Jean-Pierre Faye & Anne Slacik, Diwan Sertão

L’ellipse et l’énoncé

Il est des livres aux­quels il faut tou­jours reve­nir. Diwan Ser­tao  est de ceux-là. Ce poème fut écrit par Jean-Pierre Faye en 1997 au retour du Bré­sil. Il est devenu quinze an plus tard un livre majeur rehaussé de sept pein­tures d’Anne Sla­cik. Il fut aussi à l’origine des édi­tions Notes de Nuit.

La beauté sans conces­sion de la nature bré­si­lienne offre le contre­point à un chant d’appel de Faye :
« Je peins le point
de pas­sage. je meurs de l’odeur
marine de vivre et d’être
inversé dans la mer. »
Sur­git l’appel à une fra­ter­nité cos­mique qui pourra(it) sau­ver l’humanité et la débar­ras­ser de ses épo­pées guerrières.

« Espace contre savane, le faire
sur la gorge »
et en lieu et place du fer des hommes, Faye reste néan­moins lucide et ne se berce pas d’un lyrisme intem­pes­tif qui au nom de l’amour ferait prendre l’ivresse pour vérité, le signe pour un rêve. Res­tent ici des césures majeures en ce « point de pas­sage » au moment où, en femme habi­tée bran­dis­sant ses outils comme arme de poing à retar­de­ment, Anna Sla­cik allume le texte d’audaces scel­lées pour tou­jours d’un sou­rire énig­ma­tique à peine ébauché.

Existe donc un tra­vail en repons dévoi­lant la pro­fon­deur du contact par le dia­phane. Mots noirs, peau blanche. L’inverse aussi. Voix nue. Mais aussi un par­cours que l’oeil suit. Un par­cours qui déborde et fait repli par ce qu’Anne Sla­cik offre comme emprise au moment où Faye par sa poé­sie prouve une fois de plus l’aptitude à dire l’impossible, à dire l’émotion si long­temps par et par pudeur rete­nue.
Poème et pein­ture créent un retour sans l’aller. Demeurent un fond, un bruit, un fluide, un flux. La pein­ture devient lumière et non éclai­rage là où, fidèle au Bré­sil, le poème mêle l’oxygène de l’écriture à l’azote de sa trace. Jaillissent l’ellipse et l’énoncé. La néces­sité du secret. L’impératif de la parole.

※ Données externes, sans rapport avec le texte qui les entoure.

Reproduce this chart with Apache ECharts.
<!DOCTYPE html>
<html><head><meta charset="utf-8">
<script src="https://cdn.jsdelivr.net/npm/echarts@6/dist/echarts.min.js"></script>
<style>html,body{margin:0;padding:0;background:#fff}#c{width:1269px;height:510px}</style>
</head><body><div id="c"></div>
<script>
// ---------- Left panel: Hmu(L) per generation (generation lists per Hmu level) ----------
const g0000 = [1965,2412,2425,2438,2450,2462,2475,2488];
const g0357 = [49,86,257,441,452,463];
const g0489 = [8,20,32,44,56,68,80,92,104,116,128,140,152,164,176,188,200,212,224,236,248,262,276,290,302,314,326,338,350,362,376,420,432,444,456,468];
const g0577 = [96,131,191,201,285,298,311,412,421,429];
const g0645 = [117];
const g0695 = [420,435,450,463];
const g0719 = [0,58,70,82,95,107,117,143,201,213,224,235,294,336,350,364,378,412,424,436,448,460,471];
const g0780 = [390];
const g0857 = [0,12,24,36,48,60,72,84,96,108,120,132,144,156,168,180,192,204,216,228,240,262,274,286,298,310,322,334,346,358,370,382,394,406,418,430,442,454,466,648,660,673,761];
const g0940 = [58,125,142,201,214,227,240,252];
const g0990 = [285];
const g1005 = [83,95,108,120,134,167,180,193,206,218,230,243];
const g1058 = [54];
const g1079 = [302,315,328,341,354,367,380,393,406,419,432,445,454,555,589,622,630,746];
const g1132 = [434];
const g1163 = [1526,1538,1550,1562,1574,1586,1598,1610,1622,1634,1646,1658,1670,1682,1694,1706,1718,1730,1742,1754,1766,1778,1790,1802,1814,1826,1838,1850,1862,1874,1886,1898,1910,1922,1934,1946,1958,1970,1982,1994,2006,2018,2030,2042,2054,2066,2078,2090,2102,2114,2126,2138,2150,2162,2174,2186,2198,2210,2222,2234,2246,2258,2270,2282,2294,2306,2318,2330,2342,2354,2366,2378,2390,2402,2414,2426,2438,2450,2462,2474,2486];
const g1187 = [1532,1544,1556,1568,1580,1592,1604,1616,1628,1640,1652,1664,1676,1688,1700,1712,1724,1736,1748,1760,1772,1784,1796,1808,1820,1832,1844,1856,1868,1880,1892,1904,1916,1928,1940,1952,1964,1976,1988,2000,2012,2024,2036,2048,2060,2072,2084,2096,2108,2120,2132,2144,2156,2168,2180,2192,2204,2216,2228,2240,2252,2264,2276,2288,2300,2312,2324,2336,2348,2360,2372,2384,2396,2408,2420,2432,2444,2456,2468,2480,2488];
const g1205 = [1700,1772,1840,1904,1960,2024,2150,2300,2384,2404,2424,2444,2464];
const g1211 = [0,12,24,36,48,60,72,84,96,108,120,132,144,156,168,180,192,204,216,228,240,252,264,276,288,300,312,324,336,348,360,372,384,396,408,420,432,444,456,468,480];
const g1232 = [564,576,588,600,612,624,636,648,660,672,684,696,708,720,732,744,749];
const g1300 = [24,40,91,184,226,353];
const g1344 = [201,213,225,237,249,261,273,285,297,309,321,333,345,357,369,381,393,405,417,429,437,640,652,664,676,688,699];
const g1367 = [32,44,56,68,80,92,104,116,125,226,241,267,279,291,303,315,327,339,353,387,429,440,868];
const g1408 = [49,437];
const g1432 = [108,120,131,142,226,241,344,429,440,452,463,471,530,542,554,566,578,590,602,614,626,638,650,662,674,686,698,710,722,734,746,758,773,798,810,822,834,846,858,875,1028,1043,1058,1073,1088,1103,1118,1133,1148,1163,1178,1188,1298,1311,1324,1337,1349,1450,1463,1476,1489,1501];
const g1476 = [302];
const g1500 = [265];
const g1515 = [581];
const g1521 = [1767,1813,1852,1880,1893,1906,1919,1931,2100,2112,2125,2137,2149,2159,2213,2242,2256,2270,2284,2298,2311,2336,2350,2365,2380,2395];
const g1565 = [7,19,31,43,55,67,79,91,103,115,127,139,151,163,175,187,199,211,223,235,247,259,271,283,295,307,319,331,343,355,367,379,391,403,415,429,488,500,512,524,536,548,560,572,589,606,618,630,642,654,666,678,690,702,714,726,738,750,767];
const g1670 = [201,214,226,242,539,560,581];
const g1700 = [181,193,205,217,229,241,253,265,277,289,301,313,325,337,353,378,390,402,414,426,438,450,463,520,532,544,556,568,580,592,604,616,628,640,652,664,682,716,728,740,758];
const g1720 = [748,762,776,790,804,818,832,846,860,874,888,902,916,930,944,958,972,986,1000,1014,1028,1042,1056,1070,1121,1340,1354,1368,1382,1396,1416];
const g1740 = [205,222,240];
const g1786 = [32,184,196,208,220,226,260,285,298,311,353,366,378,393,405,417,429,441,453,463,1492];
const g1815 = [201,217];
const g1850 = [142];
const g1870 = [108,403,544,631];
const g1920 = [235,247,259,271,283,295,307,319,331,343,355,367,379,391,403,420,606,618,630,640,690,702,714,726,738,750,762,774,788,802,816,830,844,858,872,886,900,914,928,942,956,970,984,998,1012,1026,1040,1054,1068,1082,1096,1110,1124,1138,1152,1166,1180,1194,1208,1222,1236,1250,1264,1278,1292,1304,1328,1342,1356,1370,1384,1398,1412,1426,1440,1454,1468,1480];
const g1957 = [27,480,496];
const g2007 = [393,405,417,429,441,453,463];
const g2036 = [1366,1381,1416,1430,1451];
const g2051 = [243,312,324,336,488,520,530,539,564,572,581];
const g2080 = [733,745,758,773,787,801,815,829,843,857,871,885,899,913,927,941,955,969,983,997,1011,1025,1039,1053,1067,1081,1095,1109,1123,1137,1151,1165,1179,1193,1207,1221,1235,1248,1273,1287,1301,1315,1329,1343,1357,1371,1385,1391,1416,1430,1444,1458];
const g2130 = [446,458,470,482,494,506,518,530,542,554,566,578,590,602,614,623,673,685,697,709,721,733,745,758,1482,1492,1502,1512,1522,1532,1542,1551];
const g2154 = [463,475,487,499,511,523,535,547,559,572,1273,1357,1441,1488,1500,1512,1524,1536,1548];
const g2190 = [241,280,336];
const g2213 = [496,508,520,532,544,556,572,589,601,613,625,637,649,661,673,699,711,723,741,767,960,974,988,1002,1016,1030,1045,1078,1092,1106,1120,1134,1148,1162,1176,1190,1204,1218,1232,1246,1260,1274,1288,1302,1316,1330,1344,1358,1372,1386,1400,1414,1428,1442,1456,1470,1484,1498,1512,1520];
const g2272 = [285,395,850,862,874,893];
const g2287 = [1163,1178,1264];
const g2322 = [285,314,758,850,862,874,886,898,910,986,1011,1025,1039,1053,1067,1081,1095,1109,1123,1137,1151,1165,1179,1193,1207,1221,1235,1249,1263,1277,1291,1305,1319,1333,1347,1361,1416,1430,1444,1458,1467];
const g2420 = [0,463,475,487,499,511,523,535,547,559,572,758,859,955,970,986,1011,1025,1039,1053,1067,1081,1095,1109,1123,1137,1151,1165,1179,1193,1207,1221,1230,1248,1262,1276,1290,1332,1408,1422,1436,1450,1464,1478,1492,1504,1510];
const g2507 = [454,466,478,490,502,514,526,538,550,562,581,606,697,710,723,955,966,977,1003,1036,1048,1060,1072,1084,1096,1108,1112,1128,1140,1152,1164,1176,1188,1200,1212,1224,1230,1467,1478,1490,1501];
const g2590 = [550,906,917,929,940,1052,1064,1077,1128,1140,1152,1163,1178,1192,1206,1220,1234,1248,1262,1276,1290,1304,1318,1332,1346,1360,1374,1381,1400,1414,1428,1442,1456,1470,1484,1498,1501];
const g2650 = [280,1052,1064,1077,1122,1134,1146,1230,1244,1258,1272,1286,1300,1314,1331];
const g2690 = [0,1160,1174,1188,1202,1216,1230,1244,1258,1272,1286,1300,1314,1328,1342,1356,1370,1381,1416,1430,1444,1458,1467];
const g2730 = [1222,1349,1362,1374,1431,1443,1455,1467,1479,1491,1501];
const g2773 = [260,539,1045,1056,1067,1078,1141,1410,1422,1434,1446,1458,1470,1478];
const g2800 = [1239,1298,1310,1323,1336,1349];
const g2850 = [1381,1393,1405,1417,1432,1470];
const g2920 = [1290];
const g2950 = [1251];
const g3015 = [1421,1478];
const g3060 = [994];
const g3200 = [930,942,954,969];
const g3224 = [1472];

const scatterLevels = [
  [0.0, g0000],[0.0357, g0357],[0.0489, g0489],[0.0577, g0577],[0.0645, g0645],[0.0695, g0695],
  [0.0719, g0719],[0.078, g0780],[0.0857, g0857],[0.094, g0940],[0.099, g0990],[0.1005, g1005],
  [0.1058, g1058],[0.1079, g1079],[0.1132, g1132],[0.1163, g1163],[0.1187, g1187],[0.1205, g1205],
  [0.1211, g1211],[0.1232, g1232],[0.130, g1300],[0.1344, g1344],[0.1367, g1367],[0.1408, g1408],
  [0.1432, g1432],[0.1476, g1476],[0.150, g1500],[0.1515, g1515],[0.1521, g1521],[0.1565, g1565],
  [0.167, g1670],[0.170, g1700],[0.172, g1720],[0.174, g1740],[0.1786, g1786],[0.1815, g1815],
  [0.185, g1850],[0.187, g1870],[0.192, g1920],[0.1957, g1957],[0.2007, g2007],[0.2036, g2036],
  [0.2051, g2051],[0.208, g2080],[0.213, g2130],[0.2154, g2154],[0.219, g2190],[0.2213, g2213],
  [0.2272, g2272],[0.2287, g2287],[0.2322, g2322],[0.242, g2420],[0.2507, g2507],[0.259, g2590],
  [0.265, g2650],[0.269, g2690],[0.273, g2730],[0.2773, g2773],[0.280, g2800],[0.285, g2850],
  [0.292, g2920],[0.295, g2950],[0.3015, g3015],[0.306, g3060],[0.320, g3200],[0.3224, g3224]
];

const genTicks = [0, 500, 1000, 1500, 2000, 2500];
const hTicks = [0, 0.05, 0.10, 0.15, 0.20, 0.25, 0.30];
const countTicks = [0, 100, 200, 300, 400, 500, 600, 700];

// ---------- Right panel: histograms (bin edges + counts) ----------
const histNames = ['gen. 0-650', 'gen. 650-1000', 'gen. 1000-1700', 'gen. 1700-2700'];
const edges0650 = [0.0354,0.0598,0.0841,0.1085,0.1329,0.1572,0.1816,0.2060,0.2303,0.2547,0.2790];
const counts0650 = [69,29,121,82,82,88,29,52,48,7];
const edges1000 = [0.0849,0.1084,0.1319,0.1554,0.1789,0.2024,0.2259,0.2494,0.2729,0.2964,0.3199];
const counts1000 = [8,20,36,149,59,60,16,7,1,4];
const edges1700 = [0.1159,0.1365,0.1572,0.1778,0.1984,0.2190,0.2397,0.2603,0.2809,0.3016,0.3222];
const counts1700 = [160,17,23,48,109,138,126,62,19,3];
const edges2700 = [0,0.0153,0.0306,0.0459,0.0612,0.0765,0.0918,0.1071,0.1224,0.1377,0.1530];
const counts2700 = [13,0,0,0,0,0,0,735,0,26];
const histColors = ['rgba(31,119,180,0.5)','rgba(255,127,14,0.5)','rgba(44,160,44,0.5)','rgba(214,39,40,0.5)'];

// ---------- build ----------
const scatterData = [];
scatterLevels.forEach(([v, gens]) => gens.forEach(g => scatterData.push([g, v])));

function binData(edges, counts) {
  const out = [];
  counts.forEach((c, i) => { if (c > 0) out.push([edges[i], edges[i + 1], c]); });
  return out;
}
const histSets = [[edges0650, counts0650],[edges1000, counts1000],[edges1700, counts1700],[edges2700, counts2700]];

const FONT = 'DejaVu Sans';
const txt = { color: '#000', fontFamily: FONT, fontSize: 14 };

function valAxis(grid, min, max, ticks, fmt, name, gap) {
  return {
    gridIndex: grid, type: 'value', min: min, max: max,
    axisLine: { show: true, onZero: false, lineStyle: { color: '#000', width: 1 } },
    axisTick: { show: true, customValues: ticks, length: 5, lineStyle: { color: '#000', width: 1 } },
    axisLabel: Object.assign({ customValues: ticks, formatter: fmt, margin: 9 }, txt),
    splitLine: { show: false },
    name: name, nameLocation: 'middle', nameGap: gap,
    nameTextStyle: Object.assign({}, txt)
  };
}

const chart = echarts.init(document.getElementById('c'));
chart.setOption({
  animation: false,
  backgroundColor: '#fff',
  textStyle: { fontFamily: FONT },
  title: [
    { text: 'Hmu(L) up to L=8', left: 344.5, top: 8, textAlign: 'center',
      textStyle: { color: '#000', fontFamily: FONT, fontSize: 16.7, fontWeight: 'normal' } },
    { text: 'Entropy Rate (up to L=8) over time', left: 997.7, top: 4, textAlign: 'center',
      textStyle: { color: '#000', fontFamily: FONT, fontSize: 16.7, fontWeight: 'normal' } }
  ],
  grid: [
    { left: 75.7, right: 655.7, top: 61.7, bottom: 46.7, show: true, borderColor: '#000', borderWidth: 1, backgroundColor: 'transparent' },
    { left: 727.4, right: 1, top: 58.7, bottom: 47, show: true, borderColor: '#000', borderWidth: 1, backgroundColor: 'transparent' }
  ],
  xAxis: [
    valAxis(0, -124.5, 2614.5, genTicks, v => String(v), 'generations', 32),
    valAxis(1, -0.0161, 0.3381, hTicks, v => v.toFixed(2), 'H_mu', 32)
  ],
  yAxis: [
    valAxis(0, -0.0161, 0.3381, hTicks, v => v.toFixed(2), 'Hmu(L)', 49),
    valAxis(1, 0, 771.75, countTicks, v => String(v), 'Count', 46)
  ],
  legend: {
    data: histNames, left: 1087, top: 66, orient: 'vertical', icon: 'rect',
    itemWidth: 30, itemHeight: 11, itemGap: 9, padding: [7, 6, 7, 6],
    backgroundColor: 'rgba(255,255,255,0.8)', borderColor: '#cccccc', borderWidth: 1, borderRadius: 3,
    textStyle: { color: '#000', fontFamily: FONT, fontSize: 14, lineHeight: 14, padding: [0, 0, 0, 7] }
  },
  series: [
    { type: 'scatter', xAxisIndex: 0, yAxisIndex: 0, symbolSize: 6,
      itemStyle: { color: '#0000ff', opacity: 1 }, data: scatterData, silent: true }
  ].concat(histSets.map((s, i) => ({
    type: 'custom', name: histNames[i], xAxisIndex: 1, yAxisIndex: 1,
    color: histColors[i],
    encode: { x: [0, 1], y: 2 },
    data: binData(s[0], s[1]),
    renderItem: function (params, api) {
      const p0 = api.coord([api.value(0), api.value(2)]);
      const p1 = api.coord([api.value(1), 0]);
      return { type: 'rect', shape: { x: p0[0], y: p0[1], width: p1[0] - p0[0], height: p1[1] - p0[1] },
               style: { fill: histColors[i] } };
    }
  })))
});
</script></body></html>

La par­ti­tion trou­blante du grave et de l’aigu. Le seuil de l’écriture. La plas­tique qui per­turbe sa matière, la trouble afin que le lec­teur soit dans l’impossibilité de ne plus voir. La « per­for­mance » de ce tra­vail à quatre mains est des plus rarissimes.

jean-paul gavard-perret

Jean-Pierre Faye & Anne Sla­cik, Diwan Sertão, Notes de nuit, Paris, 2016.